MORE people will have better access to the tools and resources needed to address racism and build more inclusive communities, as 60 organizations receive support through the B.C. Multiculturalism and Anti-Racism Grants program.
“Discrimination and racism are real, and too many people in this province continue to be victimized by hate,” said Niki Sharma, Attorney General, on Wednesday. “I’m encouraged and inspired to see so many organizations standing up and speaking out against racism and making B.C. a more welcoming place.”
Almost $300,000 will be given to 60 community-based organizations for projects to dismantle systemic racism, address hate incidents and support racialized communities throughout B.C.
The Historic Joy Kogawa House Society in Vancouver received funding to host safe and supportive bi-weekly writing circles for writers who identify as queer and Asian to develop written work for publication.
“On top of the trauma of dealing with the pandemic, Asians have had to deal with feeling physically and emotionally unsafe in their social environments. For 2SLGBTQ+ Asians, who are already doubly marginalized as outsiders in straight and 2SLGBTQ+ communities, the layers of trauma are multiple,” said Ann-Marie Metten, executive director, Historic Joy Kogawa House Society. “Writers who only met in a safe online space during the pandemic will now be meeting in person to write together and develop new creative work. We are excited to see what results.”
Nechako Healthy Community Alliance Society in Vanderhoof received funding to create videos, podcasts and written pieces about life as a racialized person in northern B.C. and to demonstrate ways to get involved in fighting racism in the community.
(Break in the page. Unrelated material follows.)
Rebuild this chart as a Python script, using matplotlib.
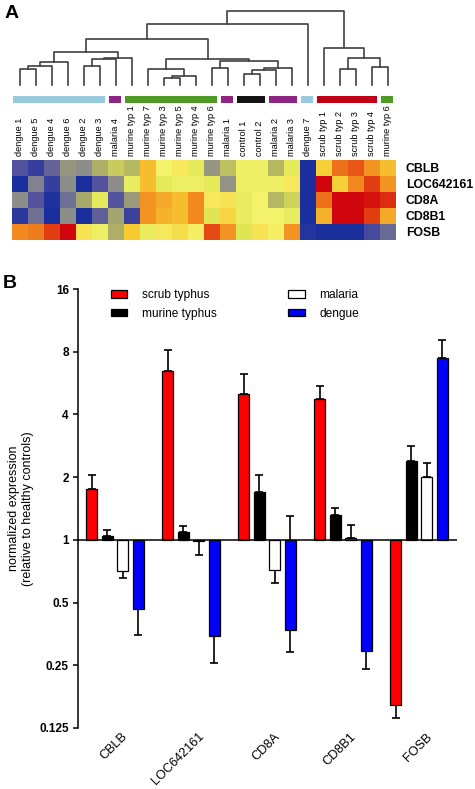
import numpy as np
import matplotlib.pyplot as plt
from matplotlib.colors import LinearSegmentedColormap
from matplotlib.patches import Patch

plt.rcParams['font.family'] = ['Liberation Sans', 'DejaVu Sans']

# ---------------- panel A data ----------------
samples = ['dengue 1', 'dengue 5', 'dengue 4', 'dengue 6', 'dengue 2', 'dengue 3', 'malaria 4',
           'murine typ 1', 'murine typ 7', 'murine typ 3', 'murine typ 5', 'murine typ 4',
           'murine typ 6', 'malaria 1', 'control 1', 'control 2', 'malaria 2', 'malaria 3',
           'dengue 7', 'scrub typ 1', 'scrub typ 2', 'scrub typ 3', 'scrub typ 4', 'murine typ 6']
genes = ['CBLB', 'LOC642161', 'CD8A', 'CD8B1', 'FOSB']

# standardized expression (-3 blue ... +3 red)
z_cblb = [-2.0, -2.5, -1.7, -0.8, -1.0, -0.3, 0.0, -0.2, 1.5, 0.7, 0.9, 0.4,
          -0.8, -0.1, 0.6, 0.6, -0.2, 0.4, -3.0, 1.3, 2.2, 2.4, 1.9, 1.5]
z_loc = [-3.0, -1.2, -2.5, -1.0, -3.0, -2.0, -1.0, 0.5, 1.5, 0.4, 0.6, 0.6,
         0.4, -0.9, 0.6, 0.6, 0.6, 0.9, -3.0, 3.0, 1.3, 2.0, 2.6, 1.9]
z_cd8a = [-1.0, -2.0, -2.9, -1.5, -0.4, 0.4, -2.0, -0.7, 1.9, 1.7, 1.5, 2.0,
          0.9, 1.0, 0.5, 0.7, -0.2, 0.1, -3.0, 2.2, 3.0, 3.0, 2.9, 2.7]
z_cd8b1 = [-2.7, -1.5, -3.0, -1.0, -3.0, -1.8, -0.5, -2.4, 1.9, 1.6, 1.5, 2.0,
           0.3, 1.2, 0.5, 0.7, 0.7, 0.5, -3.0, 1.6, 3.0, 3.0, 2.6, 1.7]
z_fosb = [2.0, 2.1, 2.6, 3.0, 1.0, 0.6, -0.3, 1.4, 0.5, 0.9, 1.1, 0.8,
          2.5, 1.9, 0.3, 1.0, 0.8, 1.9, -2.8, -3.0, -3.0, -3.0, -2.2, -1.6]

# dendrogram: (height, left, right), leaves are column indices
tree = (74,
        (61,
         (45.7,
          (32.7,
           (23, (19, (15.7, 0, 1), 2), 3),
           (26.7, (25.7, (19, 4, 5), 6), 7)),
          (25.7,
           (16, 8, (9, (6.7, 9, 10), 11)),
           (24, (17.3, 12, 13), (16.7, (15, (11, 14, 15), 16), 17)))),
         18),
        (36.7, 19, (26.7, (16, 20, 21), (17.7, 22, 23))))

group_colors = {'dengue': '#98CADD', 'malaria': '#8E2585', 'murine': '#4F9A25',
                'control': '#141414', 'scrub': '#BF0016'}

# ---------------- panel B data ----------------
bar_genes = ['CBLB', 'LOC642161', 'CD8A', 'CD8B1', 'FOSB']
series = ['scrub typhus', 'murine typhus', 'malaria', 'dengue']
scrub = [1.76, 6.43, 5.01, 4.72, 0.161]
murine = [1.04, 1.09, 1.69, 1.32, 2.40]
malaria = [0.71, 0.99, 0.718, 1.02, 2.01]
dengue = [0.466, 0.345, 0.371, 0.292, 7.50]
# error bar ends (low, high)
scrub_lo = [1.76, 6.43, 5.01, 4.72, 0.139]
scrub_hi = [2.04, 8.17, 6.25, 5.45, 0.161]
murine_lo = [1.04, 1.09, 1.69, 1.32, 2.40]
murine_hi = [1.11, 1.16, 2.05, 1.42, 2.81]
malaria_lo = [0.657, 0.85, 0.62, 1.02, 2.01]
malaria_hi = [0.71, 0.99, 0.718, 1.18, 2.34]
dengue_lo = [0.351, 0.256, 0.289, 0.240, 7.50]
dengue_hi = [0.466, 0.345, 1.30, 0.292, 9.12]
bar_colors = ['#FF0000', '#000000', '#FFFFFF', '#0000FF']

W, H = 475, 789
fig = plt.figure(figsize=(W / 100, H / 100), dpi=100)


def box(l, t, r, b):
    return [l / W, 1 - b / H, (r - l) / W, (b - t) / H]


cmap = LinearSegmentedColormap.from_list('hm', [
    (0.00, (0.10, 0.18, 0.62)),
    (0.15, (0.30, 0.30, 0.62)),
    (0.33, (0.55, 0.55, 0.55)),
    (0.45, (0.68, 0.68, 0.40)),
    (0.55, (0.88, 0.90, 0.33)),
    (0.62, (0.96, 0.95, 0.42)),
    (0.73, (0.97, 0.80, 0.20)),
    (0.83, (0.95, 0.55, 0.12)),
    (0.92, (0.90, 0.28, 0.08)),
    (1.00, (0.82, 0.02, 0.05))])

# dendrogram
ax_d = fig.add_axes(box(12, 11, 396, 85))


def draw_tree(ax, node):
    if isinstance(node, int):
        return node + 0.5, 0.0
    h, left, right = node
    xl, hl = draw_tree(ax, left)
    xr, hr = draw_tree(ax, right)
    ax.plot([xl, xl, xr, xr], [hl, h, h, hr], color='#404040', lw=1.2, clip_on=False)
    return (xl + xr) / 2, h


draw_tree(ax_d, tree)
ax_d.set_xlim(0, len(samples))
ax_d.set_ylim(0, 74)
ax_d.axis('off')

# group colour bar
ax_c = fig.add_axes(box(12, 96, 396, 103))
kinds = [s.split()[0] for s in samples]
start = 0
for i in range(1, len(kinds) + 1):
    if i == len(kinds) or kinds[i] != kinds[start]:
        ax_c.barh(0, i - start - 0.26, left=start + 0.06, height=1,
                  color=group_colors[kinds[start]], align='edge')
        start = i
ax_c.set_xlim(0, len(samples))
ax_c.set_ylim(0, 1)
ax_c.axis('off')

# heatmap
ax_h = fig.add_axes(box(12, 160, 396, 240))
data = np.array([z_cblb, z_loc, z_cd8a, z_cd8b1, z_fosb])
ax_h.pcolormesh(data, cmap=cmap, vmin=-3, vmax=3)
ax_h.set_xlim(0, len(samples))
ax_h.set_ylim(len(genes), 0)
ax_h.xaxis.tick_top()
ax_h.set_xticks(np.arange(len(samples)) + 0.5)
ax_h.set_xticklabels(samples, rotation=90, fontsize=6.6)
ax_h.yaxis.tick_right()
ax_h.set_yticks(np.arange(len(genes)) + 0.5)
ax_h.set_yticklabels(genes, fontsize=8.8, fontweight='bold')
ax_h.tick_params(length=0, pad=3)
ax_h.tick_params(axis='y', pad=7)
for s in ax_h.spines.values():
    s.set_visible(False)

fig.text(5 / W, 1 - 13 / H, 'A', fontsize=14, fontweight='bold', va='center', ha='left')
fig.text(3 / W, 1 - 283 / H, 'B', fontsize=14, fontweight='bold', va='center', ha='left')

# ---------------- panel B ----------------
ax = fig.add_axes(box(78, 289, 457, 728))
x = np.arange(len(bar_genes))
step, width = 0.205, 0.145
vals = [scrub, murine, malaria, dengue]
los = [scrub_lo, murine_lo, malaria_lo, dengue_lo]
his = [scrub_hi, murine_hi, malaria_hi, dengue_hi]
for k in range(4):
    xs = x + (k - 1.5) * step
    v = np.array(vals[k])
    lo, hi = np.array(los[k]), np.array(his[k])
    ax.errorbar(xs, v, yerr=[v - lo, hi - v], fmt='none', ecolor='black',
                elinewidth=1.2, capsize=3, capthick=1.2, zorder=2)
    ax.bar(xs, v - 1, bottom=1, width=width, color=bar_colors[k],
           edgecolor='black', linewidth=0.9, zorder=3)

ax.set_yscale('log', base=2)
yt = [0.125, 0.25, 0.5, 1, 2, 4, 8, 16]
ax.set_yticks(yt)
ax.set_yticklabels(['0.125', '0.25', '0.5', '1', '2', '4', '8', '16'],
                   fontsize=8.5, fontweight='bold')
ax.yaxis.set_minor_locator(plt.NullLocator())
ax.set_ylim(0.125, 16)
ax.set_xlim(-0.487, 4.5)
ax.axhline(1, color='black', lw=1.1, zorder=4)
for side in ['top', 'right', 'bottom']:
    ax.spines[side].set_visible(False)
ax.spines['left'].set_linewidth(1.1)
ax.tick_params(axis='y', length=3.6, width=1.1, pad=3)
ax.tick_params(axis='x', length=0, pad=2)
ax.set_xticks(x + 0.2)
ax.set_xticklabels(bar_genes, rotation=45, ha='right', fontsize=9.2)
ax.set_ylabel('normalized expression\n(relative to healthy controls)', fontsize=9,
              linespacing=1.2, labelpad=4)

handles = [Patch(facecolor=c, edgecolor='black', linewidth=0.9) for c in bar_colors]
ax.legend(handles, series, ncol=2, loc='upper left', bbox_to_anchor=(0.087, 1.0),
          frameon=False, fontsize=8.6, handlelength=1.35, handleheight=0.6,
          handletextpad=1.25, columnspacing=6.0, labelspacing=0.55,
          borderpad=0, borderaxespad=0)

fig.savefig('out.png', dpi=100)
“The ‘sleepy middle’ in our community-that is, people who are indifferent and complacent in anti-racism and anti-hate conversations and actions-have a lot of potential to support anti-racism and anti-hate education, and make real, lasting change,” said Sylvia Byron, Nechako Healthy Community Alliance Society. “Our hope is to inspire people to move from the silent, inactive, passive sleepy middle toward a more active, engaged community that will step up to support anti-hate and anti-racism education, and will step in to prevent racism and hate where they can.”
Mable Elmore, Parliamentary Secretary for Anti-Racism Initiatives, said: “Indigenous, Black and people of colour continue to experience discrimination in every part of society, and because of this, they are often being left behind. These grants are one important way we are supporting grassroots organizations to address systemic racism in the ways they think will work best for their communities, so we can build a more inclusive province for everyone.”
Funding preference is given to applications submitted by racialized and otherwise marginalized groups. Projects must have started by March 1, 2023, and must end by March 31, 2024.
Other government actions that are making B.C. a safer and more inclusive place for everyone, include:
* providing funding to support several anti-racism initiatives, such as the Resilience BC Anti-Racism Network and the Multiculturalism and Anti-Racism Awards;
* reinstating the B.C. Human Rights Commission;
* implementing the K-12 Anti-Racism Action Plan to equip students, teachers and parents with resources to identify and respond to racism and discrimination;
* implementing the Anti-Racism Data Act to help government identify inequities in programs and services, and pave the way to a more equitable province; and
* working to introduce new, broader anti-racism legislation in 2024.
This year, government will release research priorities under the Anti-Racism Data Act. Developed in partnership with Indigenous governing entities and the Anti-Racism Data Committee, these priorities will ensure that data collection is focused on the areas that matter most to those affected by systemic racism.